# It's ruining my life



## Katarzyna Quinn (Mar 16, 2014)

My IBS first started in the middle of an exam so I had to rush out of it due to nearly having an accident. Ever since then my IBS has gotten progressively worse. I'm 18 and having IBS has stopped me from doing normal things that girls my age should be doing. In the early stages I would miss social events due to the sheer anxiety of suddenly needing to go to the toilet and being embarrassed at spending way too much time on the toilet. It's gotten even worse as now I have missed days of school due to either rushing home from the bus stop or the worry of having an accident on my hour bus journey to sixth-form. I envy the days when I never had intense stomach cramps or didn't use the school toilets because I have a fear of public loos and people hearing me on the toilet but now because of this condition I have no choice but to use it frequently. The psychological effect this condition has on me is overbearing as I can't last a whole lesson without leaving class and I am also nervous that my fellow classmates are judging me because I go off for a long period of time.

I have been to the doctors a lot in the past year and blood tests have shown nothing wrong and after various tablets and medicines nothing seems to be working. They haven't actually said it is IBS but that it could be. I'm wondering if I should seek other doctors as I am worried it could be something a lot worse. The fact that I wake up everyday feeling ill and that I constantly worry about needing the toilet is unsettling as I should be planning for university but how can I think about that when I can barely leave my house.

I have no one to talk to as people around me don't truly understand what I am going through and how I am feeling. Just hope I can find someone to talk to because this condition has isolated me so much and I really feel like I am all alone.


----------



## Belle142 (Mar 15, 2014)

Hi,

We sound very similar! I barely leave the house now as I am usually either running in and out of the loo all day, too uncomfortable to contemplate going out, or/and am terrified of having an accident.
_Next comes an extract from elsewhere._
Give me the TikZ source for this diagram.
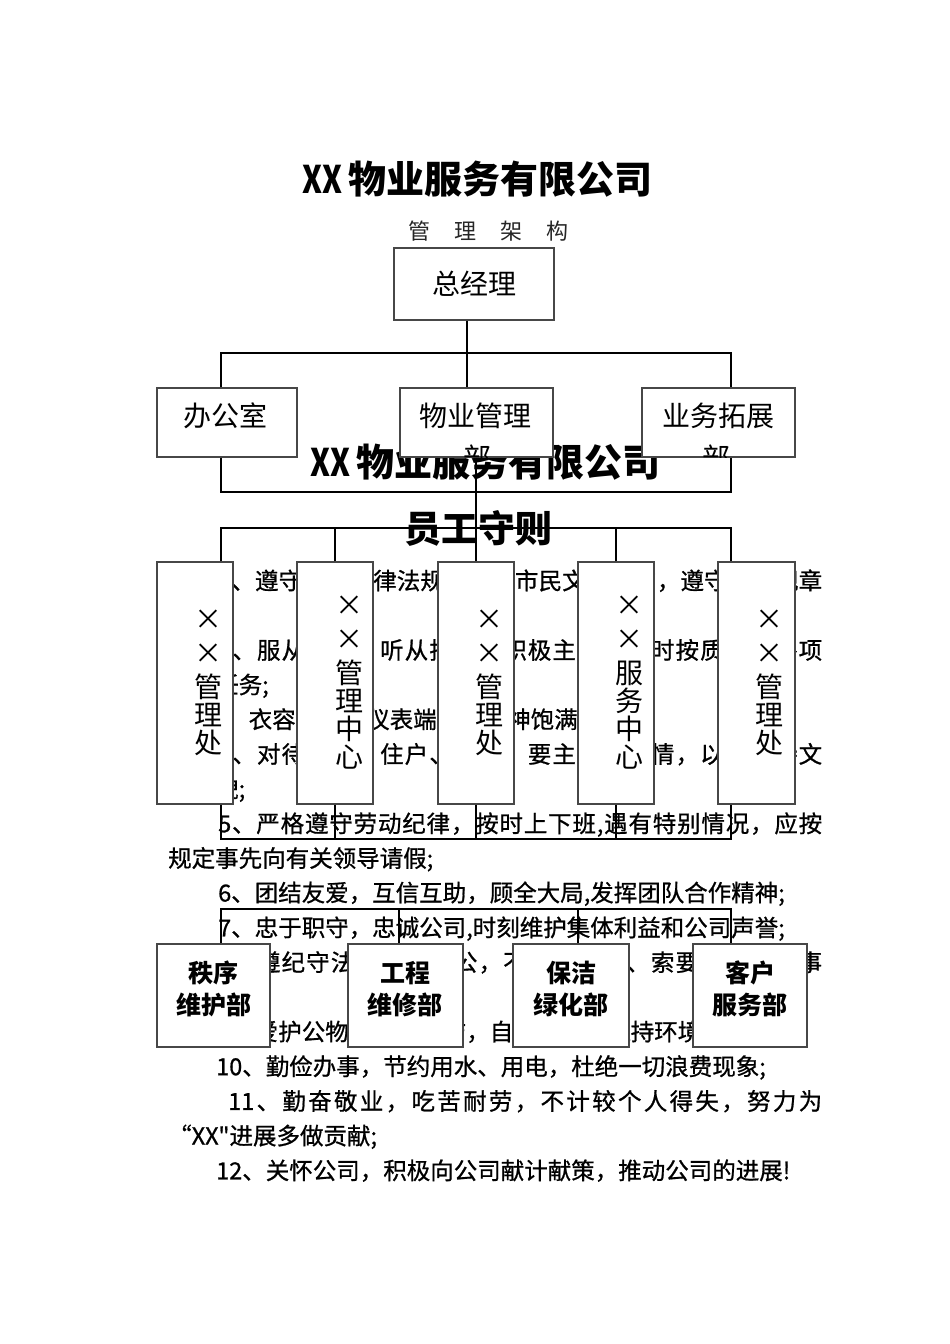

Does this only happen on sixth form days? My whole family have IBS, and my brother's has always been school related. He too could barely make it to the bus stop some days, and if he did get to school, then he would usually end up coming back home because it had got worse. For my brother, the thing that changed his life was that he joined a band. They were all very nice adults, and it just served as a distraction and something to look forward to. Although I know during exam time and the busy years of sixth form, having an activity to go to every evening just would not be possible.

Probably a stupid question, but have you tried experimenting with your diet? It has made a slight difference with me, still far from enough though. But I guess it is different for everybody, and everything is worth a try.

In regards to going to University, I think that I would push your doctor to refer you for counselling to try and help the fear of being ill in public, and try and learn to relaxation techniques. My IBS only started in sixth form, and only really affected my morning's and deadline and concert weeks in Uni, so I was lucky. It is only since finishing University that it has become unbearable. I know that you have to pick Universities by their courses, but maybe if there was one close to home then that would help? Or find a halls near to your Uni, mine was only a 5 min walk away so I could easily just head back when it came on worse. I didn't know why I was unwell at the time, I always just put it down to stress, and I didn't find that anybody, students or staff really understood. But I also had friends who knew that they had IBS, and the staff were all informed, and they were really understanding. If I ever missed a lecture or had to leave early because of it, I just used to email the lecturer after, and they just sent me the rest of the notes I had missed so that I could catch up. So it is possible to work through it. There are counsellors at University too, so I am sure that they would try their best to help you.

I hope your exams go well.

Best wishes


----------



## Martina Gorsic (Mar 16, 2014)

Hello!

I have the same problem. I desperately need help for curing IBS. I can't do anything outdoors if there's no loo near. I can go to school normally, but on my way (i go on foot) I'm thinking about how my stomach hurts and i get a little panic attacks but I get in school without accidents (luckily.) When I'm in school, I need to go to loo often. I'm so lost in this situation and I'm losing my selfconfidence. I wanna go to college and get my drivers licence, but I won't be able to do so if I have to handle IBS all the time. I went to Doc but the only thing she said to me was "relax" and I CAN'T DO THAT by myself.

Any advice? Should I go see a psychiatrist for a talk or something?


----------



## vicente (Mar 17, 2014)

@Katarzyna and Martina

It seems like your IBS is induced by anxiety/panic attacks? I also have anxiety induced IB-D and it's been going on for 12 years and counting. At the time, I always thought that I ate something wrong and that's why the diarrhea. Slowly, I started realizing that worry and anxiety were triggering it. Before this IBS condition, I never viewed myself as anxious or nervous person, which is why it was incredibly puzzling to me that it was my anxiety that got my IBS-D going. In fact, at the beginning I refused to believe it was anxiety, I kept ruling out foods that I had eaten. The thing that really pointed to anxiety is having to go without eating any foods. That said, there are some foods that if combined with my anxiety exacerbate my IBS-D. In my case, dairy products, apples, raw vegetables, so I stay away from these.

After finally realizing that the root of the problem was anxiety, I started reading all these relaxation books to no avail. So now, my next step is to try hypnotherapy. I suggest seeing a hypnotherapist or cognitive behavioral therapist. I haven't started therapy but I heard it does wonders. Also, try IBS 100, I am about to buy this program as I read many in this forum say that IBS 100 by Michael Mahoney works... and it's relatively inexpensive.

Hope this helps.


----------



## Martina Gorsic (Mar 16, 2014)

@vicente

Hello, thanks for your advice


----------



## roothead1 (Feb 23, 2014)

When I was in high school I had that same exact problem. I missed the bus 3 out of 5 days a week probably. Honostly for me, nothing really worked either then. I'd take deep breaths and tell myself I'll be okay, but that didn't work really, I guess some fears are just stronger than your will to not wanna go to the bathroom, so it's not like you can magically put mind over matter. You should talk to a teacher at your school you can confide in and just have an honost conversation about it. Maybe if there is a private bathroom in like a teacher's lounge or something they'll let you use it? Good luck to you, and I hope you find something thay works.


----------



## Katarzyna Quinn (Mar 16, 2014)

Thank you very much for your advice


----------